Trying not to say the wrong thing

Last night I was reflecting on what gives us the confidence to show compassion, to love, to walk into a difficult situation without feeling like our presence is futile. There is always the hesitancy that I might not know what to say or do. This hesitancy is something that I struggle with every time I know I’m going into a situation where someone is suffering. I want to do and say the right thing, something that is helpful, that will give hope, that will lead to healing. In fact, I would give nearly anything to do that. But how can one know what to say? I am not a brilliant philosopher or poet. As a result, emotionally, it can sometimes be easier just to not say anything, not enter in at all, because then I would know that I didn’t say the wrong thing.
But that response is unacceptable. It is self-serving. Not entering in is not an option.
So I meditated on Jesus.
He entered in for us.
He sacrificed for us.
When we merited judgement, He took it on Himself on the cross.
When I was an orphan, He adopted me.
When I’m weak, He is strong.
His Spirit lives within me.
That is the hope that I have. That is the only way I can enter in with confidence. That is the only way I can have compassion.

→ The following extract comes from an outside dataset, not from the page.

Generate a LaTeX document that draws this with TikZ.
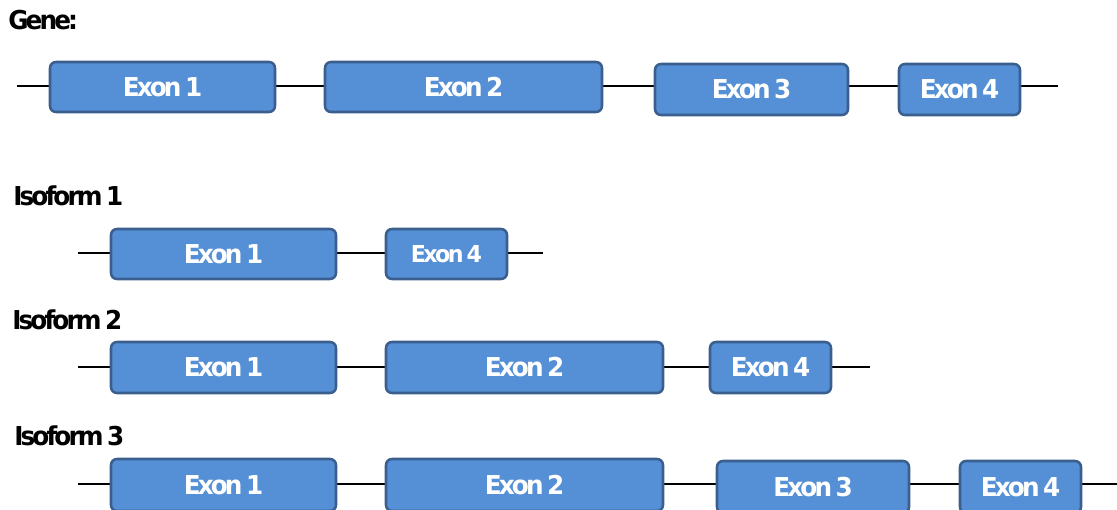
\documentclass[tikz,border=0pt]{standalone}
\usepackage{fontspec}
\usepackage{xcolor}
\usepackage{tikz}
\usetikzlibrary{backgrounds}
\newfontfamily\exonfont{DejaVu Sans}[FakeStretch=0.95, LetterSpace=-11, WordSpace=0.6]
\definecolor{exonfill}{HTML}{5590D6}
\definecolor{exonedge}{HTML}{3A5F8E}
\tikzset{
  exon/.style    = {rectangle, rounded corners=4.5pt, fill=exonfill, draw=exonedge,
                    line width=1.9pt, inner sep=0pt, text=white,
                    font=\exonfont\bfseries\fontsize{19.5pt}{21pt}\selectfont},
  smallexon/.style = {exon, font=\exonfont\bfseries\fontsize{17.5pt}{19pt}\selectfont},
  intron/.style  = {line width=2pt, black},
  rowlab/.style  = {anchor=west, inner sep=0pt,
                    font=\exonfont\bfseries\fontsize{19.5pt}{21pt}\selectfont},
}
% #1 name, #2 left, #3 right, #4 top, #5 bottom, #6 style, #7 text
\newcommand{\exon}[7]{%
  \pgfmathsetmacro\exw{(#3-#2)*0.75}%
  \pgfmathsetmacro\exh{(#5-#4)*0.75}%
  \node[#6, minimum width=\exw pt, minimum height=\exh pt] (#1)
    at ({(#2+#3)/2},{(#4+#5)/2}) {#7};
}

\begin{document}
\begin{tikzpicture}[x=0.75pt, y=-0.75pt]
  \useasboundingbox (0,0) rectangle (1117,510);

  % gene
  \node[rowlab] (genelab) at (8,20) {Gene:};
  \coordinate (geneL) at (17,86);
  \coordinate (geneR) at (1058,86);
  \exon{gE1}{50}{275}{62}{112}{exon}{Exon 1}
  \exon{gE2}{325}{602}{62}{112}{exon}{Exon 2}
  \exon{gE3}{655}{848}{64}{115}{exon}{Exon 3}
  \exon{gE4}{899}{1020}{64}{115}{exon}{Exon 4}

  % isoform 1
  \node[rowlab] (isoAlab) at (13,196) {Isoform 1};
  \coordinate (isoAL) at (78,253);
  \coordinate (isoAR) at (543,253);
  \exon{aE1}{111}{336}{229}{279}{exon}{Exon 1}
  \exon{aE4}{386}{507}{229}{279}{smallexon}{Exon 4}

  % isoform 2
  \node[rowlab] (isoBlab) at (12,320) {Isoform 2};
  \coordinate (isoBL) at (78,367);
  \coordinate (isoBR) at (870,367);
  \exon{bE1}{111}{336}{342}{393}{exon}{Exon 1}
  \exon{bE2}{386}{663}{342}{393}{exon}{Exon 2}
  \exon{bE4}{710}{831}{342}{393}{exon}{Exon 4}

  % isoform 3
  \node[rowlab] (isoClab) at (14,436) {Isoform 3};
  \coordinate (isoCL) at (78,484);
  \coordinate (isoCR) at (1117,484);
  \exon{cE1}{111}{336}{459}{511}{exon}{Exon 1}
  \exon{cE2}{386}{663}{459}{511}{exon}{Exon 2}
  \exon{cE3}{717}{909}{461}{513}{exon}{Exon 3}
  \exon{cE4}{960}{1081}{461}{513}{exon}{Exon 4}

  \begin{pgfonlayer}{background}
    \draw[intron] (geneL) -- (geneR);
    \draw[intron] (isoAL) -- (isoAR);
    \draw[intron] (isoBL) -- (isoBR);
    \draw[intron] (isoCL) -- (isoCR);
  \end{pgfonlayer}
\end{tikzpicture}
\end{document}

When I was getting ready to call a friend who was suffering, my temptation was to plan out a few sentences, in fact, to plan out the entire conversation, in order to alleviate my anxiety; my fear that I may say or do something wrong.
Instead, I prayed and trusted that the Holy Spirit was in me, was going before me, and would work through the conversation if I was willing to listen and follow.
I don’t know if that is helpful to you, but it is helpful to me.